Пели в застольях помимо упомянутых “Комарочков” и “Эдакой ты, Ваня” общеизвестную “По Дону гуляет”. Меня отпугивали непонятные слова: “Вот тронулся поезд, обрушился мост”. Почему мост обрушился, и почему дева плачет, да еще не просто дева, а невеста?
Недавно написался у меня рассказ “Колоратурное сопрано”, в нем звучит песня, которую певала моя мать: “Помню, я еще молодушкой была”. Как и что певала моя матушка? Об этом говорить можно очень долго, но здесь главное для меня не слова, а мелодии и манера пения. Например, некрасовскую “Коробушку” мама пела совсем, совсем не так, как поют ее прославленные хоры и солисты! О, я не смогу объяснить, как... Это мне, пожалуй, не под силу... Вернемся лучше опять к божаткам и крестному.
Помню, с какой осторожной торжественностью я уводил младших сестру и брата в гости к божатке Евдоше и божату Никанору. Мы долго топали полями и тропками в заветную Гридинскую, сперва вдоль речки, потом вдоль озера, опять вдоль речки, среди цветущих лугов, не замечая ни травяных запахов, ни вселенского птичьего пения. Мы сами были и душистыми лазоревыми цветами, и небесными птахами...

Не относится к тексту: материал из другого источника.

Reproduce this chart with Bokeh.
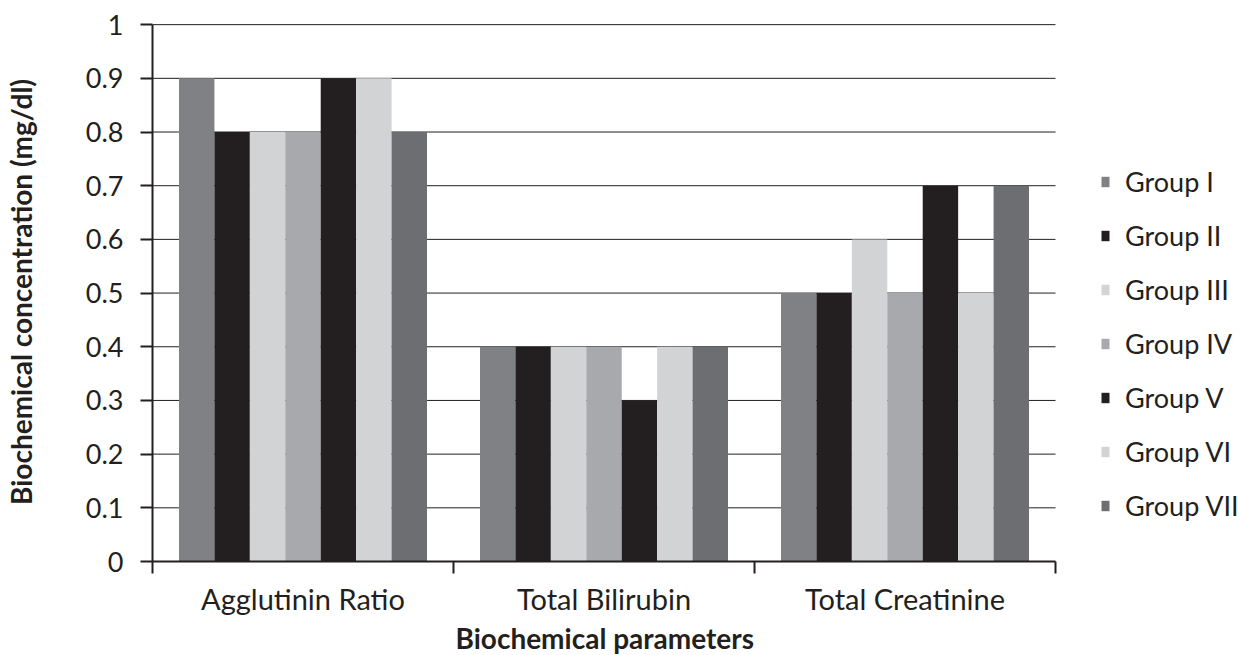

У Никанора и божатки, как у Коклюшкиных, деток своих тоже не было, родственную пустоту заполняли мы, дочки Никандра, жившие через дорожку, и четверо детей Виктора, обитавших в соседней деревне Помазовской. В Иванов день требовалось посетить и дочек Никандра, и семейство Виктора. Сыновья Виктора и дочки Никандра, Фаина и Зоя, всегда считали нас родственниками. Одна рано окривела, другая... Колхозный теленок был причиной краткого пребывания в тюрьме кривой Фаины во время военного лихолетья. Зоя оказалась сначала в Пундуге, затем где-то в Сибири. Там или еще в Пундуге родила сына. Этот Никашин внук попал в Сибири в колонию. За что — не известно. Там в тюрьме ему попалась в руки моя книжка, он послал мне письмо, как чеховский Ванька Жуков, наугад. Письмо меня нашло, я ответил. Дальше, в связи с Никашиным отпрыском, приходят на память сразу три песни: “Александровский централ”, “По диким степям Забайкалья” и “Бродяга” (не путать с индийской песней из фильма с Раджем Капуром). Три эти русские песни певала вся наша родня, особенно про Байкал и про тайгу, “где пташки одне лишь поют”, и про котомку, в которой “сухарики с ложками бьют”. Увы, времена изменились в худшую сторону! Наш “сибиряк” взял на ферме лом, выдрал на моих воротах пробои, затем выдрал и пробои в двери, что ведут в избу. (Из “родственных чувств”, что ли?)